Реций произнёс какие-то свистяще-шипящие звуки, подняв руки над головой, затем выбросил ладони в мою сторону, и я зеркально отразил его движение, мгновенно почувствовав электромагнитное поле, исходящее от его ладоней.
— Риши, если наступает разрыв, то это означает, что порвались хилые связи, и люди часто заболевают, потому что страдают не только душевно, чувствуя «разбитое сердце», но и физически, на клеточном уровне. Безответная любовь всегда половинчата, оттого изначально болезненна и ущербна. Взаимно влюблённые — напротив, они весь мир обнимают, а не страдают из-за его неполноценности, ведь любовь и счастье живут вместе, поодиночке они болеют. И расстояние, как и время, в таком случае ничтожные величины. Я видел, как вы смотрите с ней друг на друга, для вас не существует границ ни временных, ни пространственных. Вся боль и недопонимание в ваших головах. Так что я бы на твоём месте не заморачивался из-за вынужденной разлуки, а занялся бы другим: искоренением страха, внушающего тебе, будто с девушкой может что-то произойти или её может кто-то увести.
— Ты озвучил то, что действительно пугает меня. В этом мире полно больных уродов, только и ждущих, как бы заразить здоровых.
— Угу. Вопрос в другом: кому нужны больная любовь и изувеченное счастье, уродующие нашу Вселенную?
— Тем, кому это выгодно, — холодея, ответил я.
— Верно, Риши. И ты знаешь их в лицо. Вот тебе и координаты…
Мы остановились, перестав двигаться, и какое-то время безмолвно рассматривали друг друга, но тут из-за деревьев выглянул страж:
— Вот ты где, Реций! Кто разрешил тебе покинуть лагерь? Немедленно возвращайся! В наказание ты лишаешься обеда и передышки с твоими оковами. Сегодня будешь спать в браслетах. Риши Третий, — обернулся в мою сторону страж, — вам разве не сказали, что имеется запрет на разговоры с ним?
Я невинно замотал головой.
— Не знал. Мы вообще просто отлить отошли. Никаких разговоров не вели.
— Реций — раб Его Величества. И только король может дать разрешение на общение с этим магом. И на совместный отлив тоже.
— Буду знать. Хорошо, что мне для себя не нужно разрешение испрашивать.
— Не острите, — погрозил мне страж, — вы гость, не более.
— Напугал. Сейчас обделаюсь.
Камение яко тело имать, вместо жил — древеса и травы, вместо крови — воды
Сытный обед совсем не полевой, а ресторанной кухни, ясное дело — разморил, и теперь всем и каждому было понятно: ночевать придется прямо в сосновом бору, и раньше утра можно даже и не мечтать о выдвижении.

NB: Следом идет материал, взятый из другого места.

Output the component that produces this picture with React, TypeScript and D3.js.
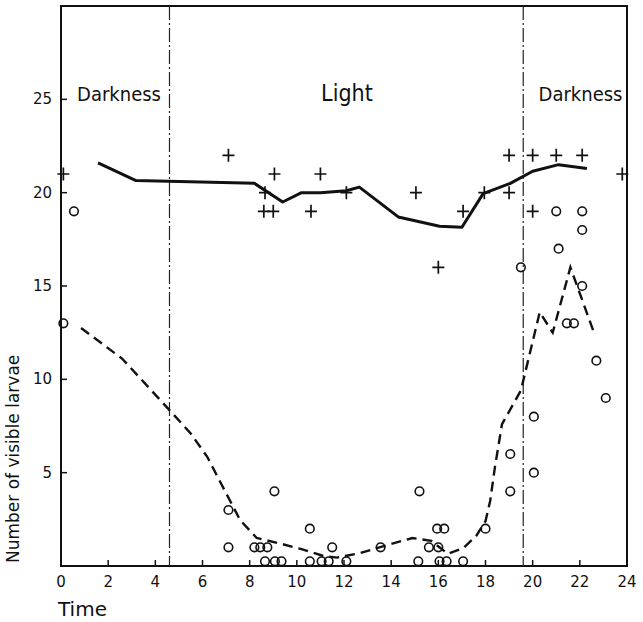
import React from "react";
import * as d3 from "d3";

// hours of day
const xTicks = [0, 2, 4, 6, 8, 10, 12, 14, 16, 18, 20, 22, 24];
const yTicks = [5, 10, 15, 20, 25];

// light switches (hours)
const switchTimes = [4.6, 19.6];
const phaseLabels = ["Darkness", "Light", "Darkness"];
const phaseLabelX = [0.68, 11.03, 20.25];

// "+" observations
const plusX = [0.1, 7.1, 9.05, 8.65, 8.6, 9.0, 11.0, 10.6, 12.1, 15.05, 16.0, 17.05, 17.95, 19.0, 19.0, 20.0, 20.0, 21.0, 22.1, 23.8];
const plusY = [21, 22, 21, 20, 19, 19, 21, 19, 20, 20, 16, 19, 20, 22, 20, 22, 19, 22, 22, 21];

// "o" observations
const circX = [0.1, 0.55, 7.1, 7.1, 8.2, 8.45, 8.75, 9.05, 8.65, 9.07, 9.35, 10.55, 10.55, 11.05, 11.35, 11.5, 12.1,
  13.55, 15.2, 15.15, 15.6, 15.95, 16.25, 16.0, 16.05, 16.35, 17.05, 18.0, 19.05, 19.05, 20.05, 20.05, 19.5,
  21.0, 22.1, 22.1, 21.1, 22.1, 21.45, 21.75, 22.7, 23.1];
const circY = [13, 19, 3, 1, 1, 1, 1, 4, 0.25, 0.25, 0.25, 2, 0.25, 0.25, 0.25, 1, 0.25,
  1, 4, 0.25, 1, 2, 2, 1, 0.25, 0.25, 0.25, 2, 6, 4, 8, 5, 16,
  19, 19, 18, 17, 15, 13, 13, 11, 9];

// solid curve (+ series)
const solidX = [1.57, 3.18, 8.2, 9.4, 10.2, 11.0, 12.1, 12.65, 14.3, 16.05, 17.0, 17.9, 19.05, 20.0, 21.1, 22.3];
const solidY = [21.6, 20.65, 20.5, 19.5, 20.0, 20.0, 20.1, 20.3, 18.7, 18.2, 18.15, 19.95, 20.5, 21.15, 21.5, 21.3];

// dashed curve (o series)
const dashX = [0.85, 2.6, 4.6, 5.5, 6.2, 7.0, 7.6, 8.3, 9.3, 10.2, 11.1, 11.7, 12.7, 13.5, 14.9, 15.7, 16.4, 17.05, 17.6, 18.0, 18.2, 18.4, 18.7, 19.5, 20.3, 20.85, 21.6, 22.6];
const dashY = [12.75, 11.1, 8.35, 7.1, 5.85, 3.9, 2.45, 1.5, 1.2, 0.9, 0.55, 0.45, 0.7, 1.0, 1.5, 1.35, 0.65, 0.95, 1.6, 2.4, 3.5, 5.3, 7.6, 9.4, 13.6, 12.5, 16.0, 12.5];

const W = 643;
const H = 622;
const margin = { top: 6, right: 16, bottom: 56, left: 61 };

export default function App() {
  const x = d3.scaleLinear().domain([0, 24]).range([margin.left, W - margin.right]);
  const y = d3.scaleLinear().domain([0, 30]).range([H - margin.bottom, margin.top]);

  const line = d3.line<[number, number]>()
    .x(d => x(d[0]))
    .y(d => y(d[1]));

  const solid = line(solidX.map((v, i) => [v, solidY[i]] as [number, number])) || "";
  const dashed = line(dashX.map((v, i) => [v, dashY[i]] as [number, number])) || "";

  const x0 = x(0), x1 = x(24), y0 = y(0), yTop = y(30);
  const font = "'DejaVu Sans', sans-serif";
  const condensed = "'DejaVu Sans Condensed', 'Liberation Sans Narrow', sans-serif";

  return (
    <svg width={W} height={H} style={{ position: "absolute", left: 0, top: 0, background: "#fff" }}>
      {/* frame */}
      <path d={`M${x0},${y0}V${yTop}H${x1}V${y0}`} fill="none" stroke="#111" strokeWidth={2} />
      <line x1={x0 - 1} x2={x1 + 1} y1={y0} y2={y0} stroke="#111" strokeWidth={2.2} />

      {/* x ticks */}
      {xTicks.map(t => (
        <g key={"xt" + t}>
          {t > 0 && t < 24 && <line x1={x(t)} x2={x(t)} y1={y0} y2={y0 - 6} stroke="#111" strokeWidth={1.5} />}
          <text x={x(t)} y={587} textAnchor="middle" fontFamily={font} fontSize={15} fill="#111">{t}</text>
        </g>
      ))}

      {/* y ticks */}
      {yTicks.map(t => (
        <g key={"yt" + t}>
          <line x1={x0} x2={x0 + 6} y1={y(t)} y2={y(t)} stroke="#111" strokeWidth={1.5} />
          <text x={x0 - 9} y={y(t) + 5} textAnchor="end" fontFamily={font} fontSize={15} fill="#111">{t}</text>
        </g>
      ))}

      {/* light / dark switches */}
      {switchTimes.map(t => (
        <line key={"sw" + t} x1={x(t)} x2={x(t)} y1={yTop} y2={y0} stroke="#222" strokeWidth={1.2} strokeDasharray="14,3,2,3" />
      ))}

      {phaseLabels.map((s, i) => (
        <text key={"pl" + i} x={x(phaseLabelX[i])} y={y(24.9)} fontFamily={condensed} fontSize={s === "Light" ? 23 : 20} fill="#111">{s}</text>
      ))}

      {/* curves */}
      <path d={solid} fill="none" stroke="#111" strokeWidth={3} strokeLinejoin="round" />
      <path d={dashed} fill="none" stroke="#111" strokeWidth={2.4} strokeDasharray="10,6" />

      {/* points */}
      {plusX.map((v, i) => (
        <path key={"p" + i} transform={`translate(${x(v)},${y(plusY[i])})`} d="M-6,0H6M0,-6.5V6.5" stroke="#111" strokeWidth={1.7} />
      ))}
      {circX.map((v, i) => (
        <circle key={"c" + i} cx={x(v)} cy={y(circY[i])} r={4.3} fill="none" stroke="#111" strokeWidth={1.6} />
      ))}

      {/* axis titles */}
      <text x={58} y={616} fontFamily={font} fontSize={20} fill="#111">Time</text>
      <text transform={`translate(19,${y0 - 3}) rotate(-90)`} fontFamily={font} fontSize={17} fill="#111">Number of visible larvae</text>
    </svg>
  );
}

Арь разложил свой пузень на подушках возле костра, где мы коротали с ним вечер. К Юсу меня опять не пустили.
— Да что ты привязался к нему? — раздражённо фыркнул Арь, потягивая вино. — Развлекается, небось, в своём шатре с какой-нибудь… полёвкой.
— С кем? — Я даже подавился от смеха.
— Девкой полевой, — пояснил Арь, — он их специально отбирает, едрёна вошь! Мне, чтоб не участвовать в подобном разврате, пришлось пустить слух о собственной импотенции. Тяжко, сынок, тяжко жить в грязи. Не военные походы, а чёрт-те что каждый раз! Ни противников тебе, ни разбойников, ни несогласных… Правительство Юса — это и есть те самые разбойники, бандиты и защитники в одном лице. Всё строго по сценарию происходит. Хех, — крякнул Арь, — чести не ведают, жадность одна да ложь ложью покрывается.
Я весь подобрался.
— А давно ли столкновения случались?
— Давно, сынок, — забил трубку Арь, — ох и давно… Я ещё Солнечным дайтьей был.

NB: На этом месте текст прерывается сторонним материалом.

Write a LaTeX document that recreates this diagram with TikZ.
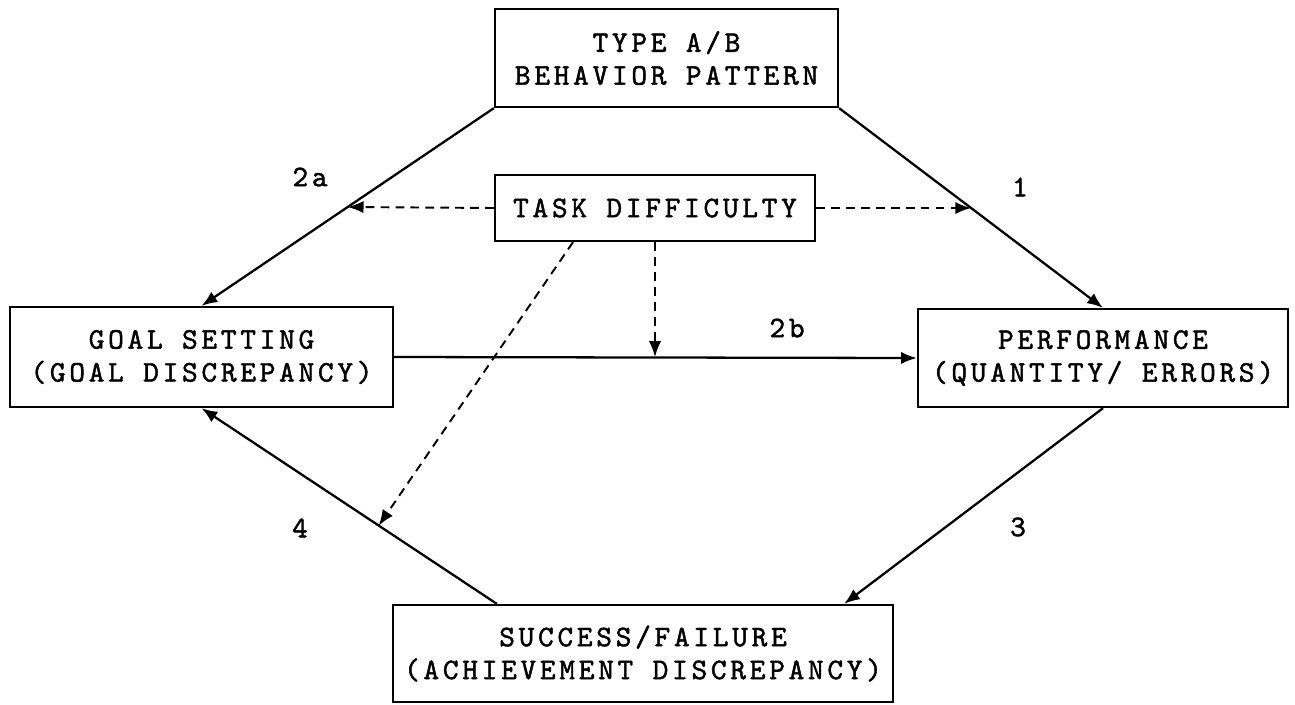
\documentclass[tikz,border=0pt]{standalone}
\usepackage{fontspec}
\usetikzlibrary{arrows,arrows.meta,positioning}

\newfontfamily\boxfam{lmmono10-regular}[Extension=.otf, LetterSpace=12.5, FakeBold=1.5]
\newcommand{\boxfont}{\boxfam\fontsize{17}{18.7}\selectfont}

\begin{document}
\begin{tikzpicture}[x=0.02cm, y=-0.02cm,
	basic/.style = {draw, rectangle, line width=1.3pt, align=center, inner sep=0pt, font=\boxfont},
	factor/.style = {basic, minimum height=1.96cm},
	moderator/.style = {basic, minimum height=1.32cm, minimum width=6.4cm},
	num/.style = {font=\boxfont, inner sep=1pt},
	path/.style = {->, line width=1.3pt},
	modpath/.style = {->, line width=1.1pt, dash pattern=on 5pt off 3.5pt},
	>={Latex[length=9pt,width=7pt]}]

	\useasboundingbox (0,0) rectangle (1295,704);

	% the boxes
	\node[factor, minimum width=6.86cm] (typeab) at (666.5,58) {TYPE A/B\\BEHAVIOR PATTERN};
	\node[moderator] (task) at (655,208) {TASK DIFFICULTY};
	\node[factor, minimum width=7.66cm, minimum height=2cm] (goal) at (201.5,357) {GOAL SETTING\\(GOAL DISCREPANCY)};
	\node[factor, minimum width=7.4cm] (perf) at (1103,358) {PERFORMANCE\\(QUANTITY/ ERRORS)};
	\node[factor, minimum width=10cm, minimum height=1.94cm] (succ) at (643,653.5) {SUCCESS/FAILURE\\(ACHIEVEMENT DISCREPANCY)};

	% the paths, with points on them for the dashed arrows
	\draw[path] (typeab.south west) -- (goal.north) coordinate[pos=0.5] (on2a);
	\draw[path] (typeab.south east) -- (perf.north) coordinate[pos=0.5] (on1);
	\draw[path] (goal.east) -- (perf.west);
	\draw[path] (perf.south) -- ([xshift=-1cm]succ.north east);
	\draw[path] ([xshift=2.1cm]succ.north west) -- (goal.south) coordinate[pos=0.4] (on4);

	% task difficulty as moderator
	\draw[modpath] (task.west) -- (on2a);
	\draw[modpath] (task.east) -- (on1);
	\draw[modpath] (task.south) -- (task.south |- goal.east);
	\draw[modpath] ([xshift=-1.64cm]task.south) -- (on4);

	% path labels
	\node[num] (l2a) at (310,177) {2a};
	\node[num] (l1) at (1020,187) {1};
	\node[num] (l2b) at (787,328) {2b};
	\node[num] (l3) at (1018,527) {3};
	\node[num] (l4) at (300,528) {4};

\end{tikzpicture}
\end{document}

— Кем?! — Мои брови поползли наверх, так как я просто не поверил услышанному: не могло ему быть столько лет!
— Солнечным дайтьей! — важно пыхнул трубкой Арь. — Я из элитных войск, малой. А ты думал, сколько годков мне? А я вот уже и не сосчитаю. Меня на пост министра обороны ещё прошлый правитель утвердил и клятву взял, мол, стоять мне до гробовой доски на страже этого государства. И клялся я не законами дурацкими, а самой Матерью-Сырой-Землёй! — полез внутрь мундира Арь.
Вытащив мешочек, висевший на его шее, он развязал тесьму и показал мне горсть земли.
— Вот ею и клялся. И стою я на своём посту с тех самых пор, как земля ещё на девяти китозмеях держалась, и стоять мне до самого конца, так как клятва Земле-Матушке — дело серьёзное. Чую, перестою я и трёх оставшихся китов, и тогда увижу, как не останется ни на земле травы, ни на древе скоры, и будет вся земля яко вдова.